Türkei-Konflikt:"Wir wollen Europa nicht verlieren"

Hatice Karahan

Hatice Karahan ist Erdoğans Wirtschaftsberaterin. Sie wirbt für eine Fortsetzung der "Wirtschaftsdiplomatie" zwischen der Türkei und der EU.

(Foto: oh)
  • Erst vor kurzem engagierte Erdoğan die 38-Jährige als Chefberaterin für Wirtschaftsfragen.
  • Seitdem gehört Hatice Karahan zu den wenigen kritischen Stimmen, die regelmäßig Kontakt zu Erdoğan haben.
  • Karahan sagt, sie glaube weiter an die Kraft der "Wirtschaftsdiplomatie" zwischen der Türkei und der Europäischen Union.

Von Mike Szymanski

Man könnte meinen, der türkische Staatspräsident Recep Tayyip Erdoğan hat nicht viel übrig für Karrierefrauen. Von ihm stammt der Ausspruch, Familie zu haben, Kinder großzuziehen, das sei für Frauen Karriere genug. Auf Hatice Karahan wollte er aber trotzdem nicht verzichten. Vor ein paar Wochen holte er die 38 Jahre alte Mutter von zwei Kindern als Chefberaterin für Wirtschaftsfragen zu sich in seinen Präsidentenpalast. Seitdem fällt ihr die Aufgabe zu, in der aufs Äußerste strapazierten Beziehung zwischen der Türkei und der Europäischen Union zu retten, was zu retten ist.

Wenn es politisch zwischen der Türkei und der EU nicht gut lief, konnten sich beide Seiten bisher sicher sein, dass das gegenseitige wirtschaftliche Interesse zusammenschweißt. Karahan sagt, sie glaube weiter an die Kraft der "Wirtschaftsdiplomatie". Deshalb sei sie sicher, dass es nicht zum endgültigen Bruch mit der EU komme. Gehe es mit dem EU-Beitritt nicht voran, sollten sich die Europäische Union und die Türkei auf die Vertiefung der Zollunion konzentrieren.

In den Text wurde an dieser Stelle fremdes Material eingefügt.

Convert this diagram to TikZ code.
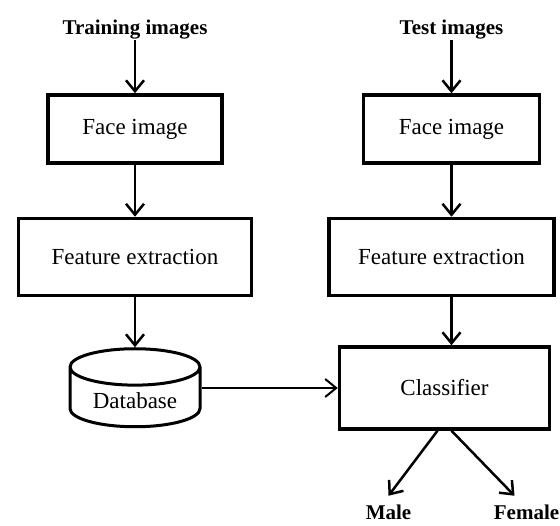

Das ist ihr Plan B.

Hatice Karahan gehört zu den wenigen, die noch regelmäßig Erdoğans Aufmerksamkeit bekommen. Bisweilen einmal die Woche, manchmal häufiger sitze sie mit dem Präsidenten zusammen; dann wolle er ihre Meinung hören, erzählt sie. Er sei offen für Kritik. Was die Beziehung zur EU angeht, erlebe sie ihren Chef aber als "sehr enttäuscht". Zumindest sie sagt: "Wir wollen Europa nicht verlieren." Und: Europa wolle aber auch die Türkei nicht verlieren.

Wer Erdoğans andere Berater kennt - Männer, die sich damit brüsten, dass sie den Präsidenten mit Waffengewalt verteidigen würden, Leute, die mehr als Verstärker denn als Berater tätig sind -, kann nur über das leise, überlegte Auftreten der Ökonomin staunen. Karahan verteidigt zwar auch die türkische Politik, bezeichnet die Verhaftungen von Deutschen als "spezielle Fälle", die nicht geeignet seien, so ein hartes Gesamturteil über ihr Land zu fällen. Sie lässt aber im persönlichen Gespräch Kritik zu. Selbst das ist schon selten geworden in Erdoğans engstem Umfeld, das sich bis hin zur täglichen Sakko-Auswahl und der Schnurrbart-Mode dem Chef anpasst.

Karahan, hohe Hackenschuhe und Kopftuch, ist wichtig für die Außenwirkung der Partei. Seine Wahlerfolge hat Erdoğan vor allem Frauen zu verdanken. Karahan sagt, ihre Personalie zeige, wie sehr Erdoğan Karrieren von Frauen fördere. Mit seinem Ausspruch habe er wohl betonen wollen, den Wunsch nach Familie nicht zugunsten der Karriere aufzugeben. Sie verfolgt Politik über die Türkei hinaus: Würden im deutschen Wahlkampf nicht gerade alle Parteien mit Familienpolitik werben?

Karahan studierte an der renommierten Boğaziçi-Universität in Istanbul, ihre Doktorarbeit schrieb sie dann in den USA, forschte an der Universität Syracuse. Als sie zurückkehrte, gab sie ihr Wissen als Dozentin für Makroökonomie weiter und arbeitete als Beraterin. Jetzt sucht Erdoğan ihren Rat.